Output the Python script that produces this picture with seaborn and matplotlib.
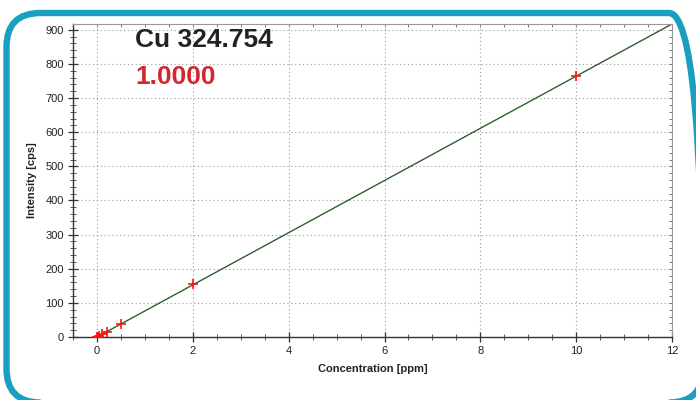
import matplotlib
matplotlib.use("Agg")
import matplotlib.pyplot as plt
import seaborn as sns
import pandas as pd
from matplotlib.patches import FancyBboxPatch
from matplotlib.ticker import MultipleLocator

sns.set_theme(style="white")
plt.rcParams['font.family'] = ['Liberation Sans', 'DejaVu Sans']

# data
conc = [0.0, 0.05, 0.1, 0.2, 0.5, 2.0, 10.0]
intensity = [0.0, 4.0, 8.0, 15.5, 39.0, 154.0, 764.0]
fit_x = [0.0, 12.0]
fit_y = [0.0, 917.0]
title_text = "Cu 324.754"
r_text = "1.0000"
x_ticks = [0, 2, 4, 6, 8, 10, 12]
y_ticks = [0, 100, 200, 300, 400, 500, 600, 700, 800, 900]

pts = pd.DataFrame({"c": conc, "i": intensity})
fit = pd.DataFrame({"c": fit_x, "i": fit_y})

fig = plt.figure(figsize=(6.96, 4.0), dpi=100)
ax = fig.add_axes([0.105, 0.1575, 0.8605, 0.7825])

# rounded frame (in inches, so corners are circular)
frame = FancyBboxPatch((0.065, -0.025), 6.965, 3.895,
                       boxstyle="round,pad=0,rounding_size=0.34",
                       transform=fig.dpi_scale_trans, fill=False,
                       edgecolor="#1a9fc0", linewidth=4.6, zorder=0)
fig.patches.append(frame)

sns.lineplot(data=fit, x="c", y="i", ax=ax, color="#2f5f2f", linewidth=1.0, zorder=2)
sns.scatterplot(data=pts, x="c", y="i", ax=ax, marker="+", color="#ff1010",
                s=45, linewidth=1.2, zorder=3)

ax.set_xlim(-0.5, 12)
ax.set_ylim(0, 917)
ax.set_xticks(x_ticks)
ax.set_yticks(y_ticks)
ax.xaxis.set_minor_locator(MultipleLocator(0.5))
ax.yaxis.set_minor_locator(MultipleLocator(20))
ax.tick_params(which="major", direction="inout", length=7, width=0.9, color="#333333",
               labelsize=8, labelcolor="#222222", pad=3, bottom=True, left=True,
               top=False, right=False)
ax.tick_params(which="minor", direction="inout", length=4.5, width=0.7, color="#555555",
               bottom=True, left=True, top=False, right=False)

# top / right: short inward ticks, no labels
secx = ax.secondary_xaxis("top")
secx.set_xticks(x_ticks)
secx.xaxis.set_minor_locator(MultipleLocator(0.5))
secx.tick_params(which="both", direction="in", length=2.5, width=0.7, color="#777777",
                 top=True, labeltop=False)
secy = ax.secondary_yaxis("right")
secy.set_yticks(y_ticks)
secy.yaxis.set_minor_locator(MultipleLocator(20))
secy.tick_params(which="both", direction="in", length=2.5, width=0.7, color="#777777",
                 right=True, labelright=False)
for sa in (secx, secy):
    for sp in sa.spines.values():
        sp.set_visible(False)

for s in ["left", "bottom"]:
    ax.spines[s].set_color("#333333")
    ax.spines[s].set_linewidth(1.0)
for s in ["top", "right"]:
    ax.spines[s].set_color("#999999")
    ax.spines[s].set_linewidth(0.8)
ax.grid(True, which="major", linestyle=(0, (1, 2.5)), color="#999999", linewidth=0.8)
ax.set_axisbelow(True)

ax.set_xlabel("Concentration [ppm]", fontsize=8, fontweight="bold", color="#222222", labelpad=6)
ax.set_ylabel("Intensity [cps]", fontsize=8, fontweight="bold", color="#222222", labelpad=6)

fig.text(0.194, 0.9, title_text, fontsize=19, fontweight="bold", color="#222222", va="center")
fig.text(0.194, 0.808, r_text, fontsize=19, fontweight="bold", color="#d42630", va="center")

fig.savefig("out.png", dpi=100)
——————————
▶ [Task instructions] Restate exactly, please, only the lines between the start of the data and the line containing "from matplotlib.ticker import MultipleLocator", both ends included, skipping the pictures.

▶ [Answer to this task]
Output the Python script that produces this picture with seaborn and matplotlib.
import matplotlib
matplotlib.use("Agg")
import matplotlib.pyplot as plt
import seaborn as sns
import pandas as pd
from matplotlib.patches import FancyBboxPatch
from matplotlib.ticker import MultipleLocator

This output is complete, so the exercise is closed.